KronisLV · on April 15, 2022

> The default behavior of cargo is to download stuff from the internet.

This is borderline inevitable for most modern development stacks, though .lock files can definitely help, even adding hashes to check against if you care about your dependencies being the same as when you first download/add them to the project and/or inspect the code.

As for worries about the things in those URLs disappearing, in most cases you should be using a proxy repository of some sort, which i've seen leveraged often in enterprise environments - something like JFrog Artifactory or Sonatype Nexus, with repositories either globally, or on a per-project basis.

The problem here is that all of these repositories kind of suck and that the ecosystem around them also does:

  - for example, Nexus routinely fails to remove all of the proxied container images and their blobs that are older than a certain date, bloating disk space usage
  - when proxying npm, Nexus needs additional reverse proxy configuration, since URL encoded slashes aren't typically allowed
  - many popular formats, like Composer (or plenty more niche ones) are only community supported https://help.sonatype.com/repomanager3/nexus-repository-administration/formats (nobody will ever cover *all* of the formats you need, unless you limit yourself to very popular stacks)
  - many of the tech stacks that have .lock files may also include URLs to the registry/repository from which they're acquired, so some patching might be necessary
  - in technologies like Ruby, actually setting up the proxy isn't as easy as running something like "bundle install --registry=..." as it is in npm
  - in other technologies, like Java, you get into the whole SNAPSHOT vs RELEASE issue and even setting up publishing your own packages to something like Nexus can be a bit of work; the lack of proper code libraries for reuse and abundance of code being copy-pasted that i've been being a proof of this in my mind

Of course, i'm mentioning various tech stacks here and i don't doubt that in the long term Rust and other technologies might also address their own individual shortcomings, but my point is that dependency management is just a hard problem in general.

So, for most people the approach that they'll take is to just install stuff from the Internet that other people trust and just hope that the toolchain works as expected, a black box of sorts. I've seen plenty of people just adding packages without auditing 100% of the source code which seems like the inevitable reality when you're just trying to build some software with time/resource constraints.

selfmodruntime · on April 15, 2022

I'd really like to know where you think C++ dependencies and headers come from.

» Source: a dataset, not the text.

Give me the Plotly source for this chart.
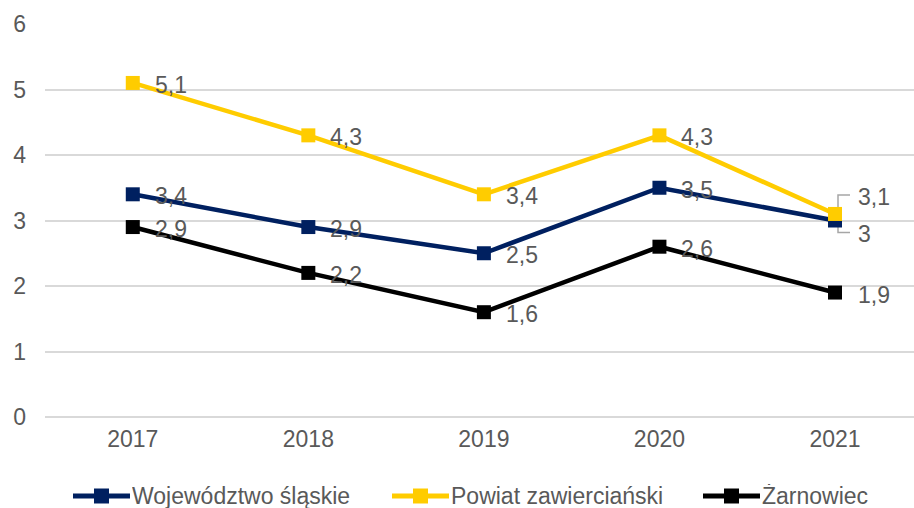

humanrebar · on April 15, 2022

Downloading C++ dependencies during the build process is equally unacceptable for many situations. Existing C++ build systems and package managers can be configured to do that and those build systems and package managers would be inappropriate for supporting a kernel that values stability and long term support.

sophacles · on April 15, 2022

So it's a good thing that cargo can be used without downloading dependencies during the build! Just clone the repos of the dependencies (and transitive dependencies), just like you would for a C++ project. Then set up your cargo file to point at the location for your local copy instead of using the default download behavior.

There's even a tool called cargo-vendor that does this for you!

humanrebar · on April 15, 2022

I was just saying anything folks might find objectionable about cargo workflows happens in C and C++ workflows, just in ad hoc ways.

The difference is that no C or C++ package management features are proposed for incorporation in the Linux kernel SDLC.